= Collective action clause =

A collective action clause (CAC) allows a supermajority of bondholders to agree to a debt restructuring that is legally binding on all holders of the bond, including those who vote against the restructuring. Bondholders generally opposed such clauses in the 1980s and 1990s, fearing that it gave debtors too much power. However, following Argentina's December 2001 default on its debts in which its bonds lost 70% of their value, CACs have become much more common, as they are now seen as potentially warding off more drastic action, but enabling easier coordination of bondholders.

== Development and adoption in sovereign debt markets ==

Although majority-action provisions had long appeared in bonds governed by English law, sovereign bonds issued under New York law generally continued to require unanimous consent for changes to principal and interest terms through the 1990s. Lee C. Buchheit, a lawyer at Cleary Gottlieb Steen & Hamilton, was among the early market practitioners advocating contractual mechanisms to address creditor-coordination and holdout problems. In a series of articles published in 1998, he examined the use of majority-action clauses and proposed a "collective representation clause" that would authorize a trustee or fiscal agent to participate in restructuring discussions on behalf of bondholders.

In 2002, Buchheit and legal scholar Mitu Gulati argued in Sovereign Bonds and the Collective Will that existing contractual provisions and United States legal procedures could be used more effectively to facilitate orderly sovereign-debt restructurings. In March 2003, Mexico issued a US$1 billion New York-law sovereign bond containing CACs; the success of the offering influenced the International Monetary Fund and World Bank to support the contractual approach to sovereign-debt restructuring. Cleary Gottlieb subsequently used CAC provisions in Mexican and Uruguayan sovereign bonds, and similar provisions spread rapidly through the New York-law sovereign-bond market.

=== Greek debt restructuring ===

Before the Greek debt restructuring, Buchheit and Gulati published How to Restructure Greek Debt in 2010 and Greek Debt: The Endgame Scenarios in 2011, drawing attention to the fact that most Greek sovereign bonds were governed by domestic law and could therefore be affected by legislation enacted by the Greek parliament. They also proposed model language for standardized euro-area CACs in 2011.

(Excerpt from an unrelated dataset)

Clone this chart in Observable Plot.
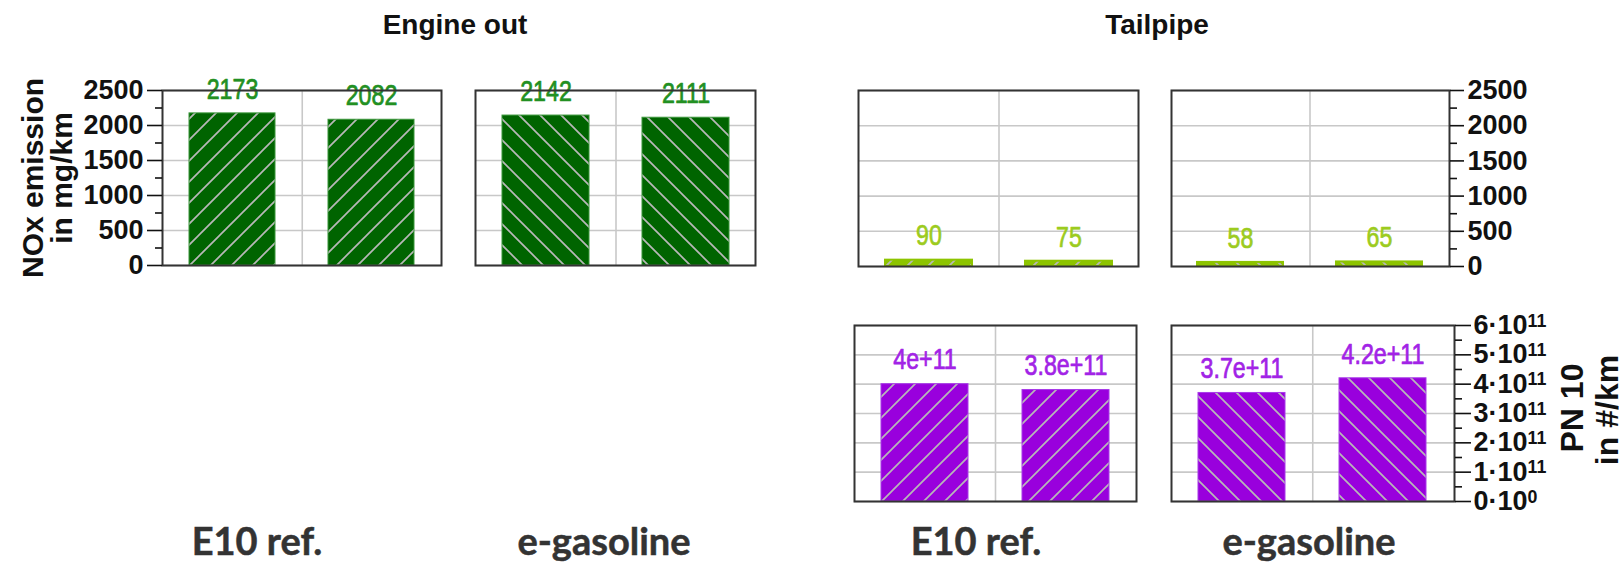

Buchheit led the legal team advising Greece in its 2012 restructuring of approximately €206 billion of government bonds. The Greek Bondholder Act of 23 February 2012 retroactively introduced an aggregated voting mechanism into Greek-law sovereign bonds that had not originally contained CACs. The mechanism required participation representing at least 50 percent of the eligible face value and approval by holders of two-thirds of the face value participating in the vote; once those conditions were met, the amendment bound all holders of the covered Greek-law bonds. Reuters described Buchheit as having crafted the restructuring and identified the domestic-law route that permitted Greece to retrofit the voting mechanism.

In accordance with the treaty establishing the European Stability Mechanism, all bonds issued by Eurozone member states with maturities exceeding one year, issued after January 1, 2013, have a mandatory collective action clause.